Einander Mut machen in schwierigen Situationen – das gehört zu dem, was wichtig ist in einer Gemeinde und für jedes Miteinander.

Beitrag für die MZ / Quedlinburger Ausgabe / 27. Juni 2020

In der Bibel wird uns eine Geschichte zugemutet, die ganz stark an Anglerlatein erinnert. Da ist die Rede von Fischernetzen, die zu zerreißen drohen, so voll sind sie - und das alles nach einer Nacht vergeblicher Arbeit.
Der Dichter Hemingway erzählt ganz anderes: Von einem Fischer, allein auf dem Meer, hinter sich ein langes Leben; immer mit der vergeblichen Hoffnung auf den großen Fang seines Lebens. Doch als ihm der Riesenfisch ins Netz geht, wird der Erfolg von Raubfischen zunichte gemacht. Eine große Geschichte, die mit Hoffnung beginnt und mit Enttäuschung endet. Eine Geschichte, die mir bekannt vorkommt.

Viele wollten schon vieles erreichen; mit Mut und Fantasie und Einsatz. Und am Ende blieben zerstörte Illusionen. Es macht mutlos, wenn die Erfahrungen über die Hoffnungen siegen.

Die biblische Geschichte vom Fischzug des Petrus beginnt hoffnungslos und sie endet mit einem neuen Anfang. Als Jesus die Fischer auffordert, noch einmal ihre Netze auszuwerfen, konnte das eigentlich gar keinen Erfolg haben.
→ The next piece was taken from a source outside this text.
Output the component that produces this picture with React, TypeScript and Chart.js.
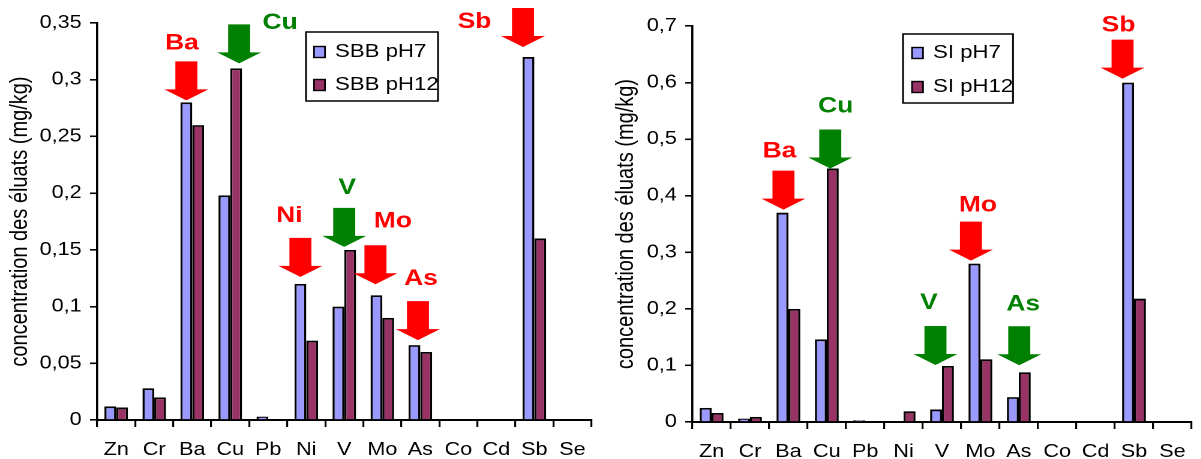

Petrus widerspricht deshalb auch, bis er schließlich sagt: „Auf dein Wort hin will ich es tun.“ Zeichen von beginnendem Vertrauen - und diesmal einem Vertrauen, das nicht enttäuscht wird.

Auf dein Wort hin! Für mich ist das ein ganz starker Satz. Ich denke an Situationen, wo einer nicht mehr weiter weiß und weiter kann und dann kommt ein anderer und sagt ganz überzeugend: Versuche es doch noch einmal – es wird dir schon gelingen.

Einander Mut machen in schwierigen Situationen – das gehört zu dem, was wichtig ist in einer Gemeinde und für jedes Miteinander.
So beginnt Gemeinde. Die ersten Nachfolger werden aus ihrem Alltag herausgerufen. Jesus begegnet da, wo nichts mehr erwartet wird und nichts mehr zu holen scheint. Er lädt ein zum Vertrauen in seine Worte und Werte - damit das Leben neu werden kann.

Es ist schwer, immer neue Anfänge zu wagen. Zu oft enden derartige Versuche wie der des alten Mannes auf dem Meer. Das kennen wir - die Zerstörung zu vieler Hoffnungen haben verletzt - die Wunden sind noch frisch.
Petrus hat seinen Zweifel ausgesprochen - und dann hat er Vertrauen gewagt. Jesus braucht heute genauso wie damals Nachfolgerinnen und Nachfolger. Er wollte Gerechtigkeit und Frieden für alle. Auch für diejenigen, die mitten unter uns unter die Räder geraten. Sie brauchen den Beistand von Menschen, die sich von schlechten Erfahrungen nicht ihre Hoffnungen nehmen lassen.
Manchmal begegnen wir ihnen - und manchmal können wir es selbst sein.